The Federal government over the last 2 years have put in an effort to rival India in the disbursement of microcredit nationwide in a government enterprise entrepreneurship programme designed to disburse microcredit to MSMEs. This project has gone on to disburse over N55b to everyday Nigerians but the percentage of repayments are at a miserable 28%. The repayment numbers may not look exciting but when compared with the impact of men and women financially included for the first time in their lives then we have a true sense of hope.
My experience on this project showed me there is no one type of agent. Whenever an agent comes to mind, all we think about is Account opening and access to payment — Cash in and Cash out, but we all know that the mandate for financial inclusion is not limited to this. Although our focus has been to reduce the number of unbanked adult Nigerians from 46.3% to at least 20% and increase access to branchless banking through Agents from 21.6% to 70% by 2020. Let’s not forget that it is also important that we grow credit and insurance from an abysmal 2% and 1% respectively.
Agents when profiled properly serve different purposes. While others serve as agents dedicated to profiling, enrolling and onboarding beneficiaries and customers, some fit solely into credit profiles while only a few can be trusted with cash liquidity to become payment agents.
One of the biggest challenges of Agent Banking today is cash liquidity, as Agents do not have the type of capital to drive certain transaction values or volumes. Super Agents / Aggregators must step in to help solve this problem but then again, the risks of this are still very grave.
In my experience, recognising the different categories of agents backed up by historical data and trends of past transactions in line with the organizations’ goal or project objective can help profile agents into different categories. Agents are also incentivized beyond commissions on transactions to drive transaction volumes.
Finally, I will ask this question, “How important is Technology to the Informal Sector?”
My first experience banking with an agent in the North was humbling especially for someone who had prior only seen it from the software angle. Only a few agents and customers know or care about the technology that powers what they do. All they care about is “How to use ie If they can” and “the end result — Cash or Confirmation of money transfer”. On day 3 of disbursement, we had over 10m naira in cash and over 1000 people willing to cash out but technology failed and trust me this was difficult to explain. How do you tell somebody who travelled 15km to cash out that you have the cash but cannot pay them because their OTP is not delivering or that we are experiencing server downtime? They do not care about the in-between, all they care about is that they see the money and they want it now.

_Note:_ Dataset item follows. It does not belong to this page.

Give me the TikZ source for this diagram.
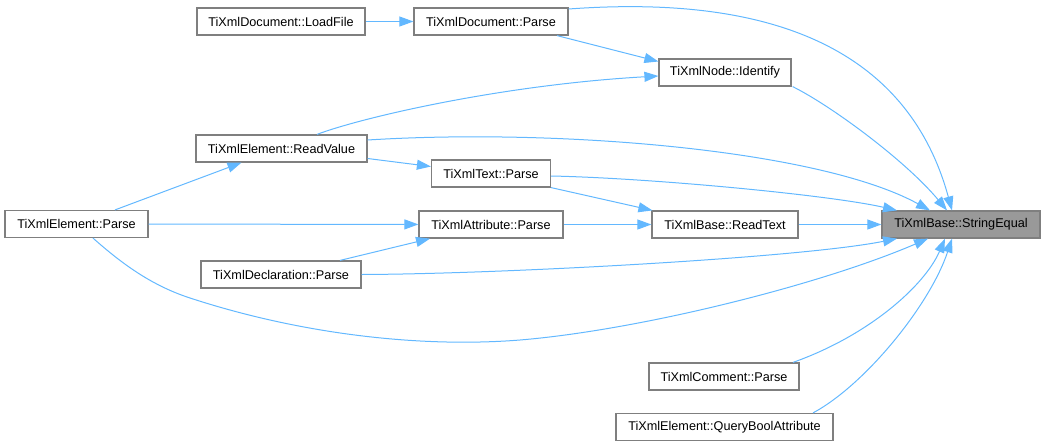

It does not take long for agents who are aware of the technology to stop caring because telling them about all the parties on the table involved in making the transactions possible and what the failure point is at different points in time gets stale especially since in this part of the world technology fails all the time, so after a while all they care about is that you just fix it.
Which leads to a final recommendation that Technology vendors need better collaboration and synergy. To the end users, the service is one but we know internally that between reconciliations, settlements, payment gateways and all other in-betweens are still a load of mess and we all need to do better.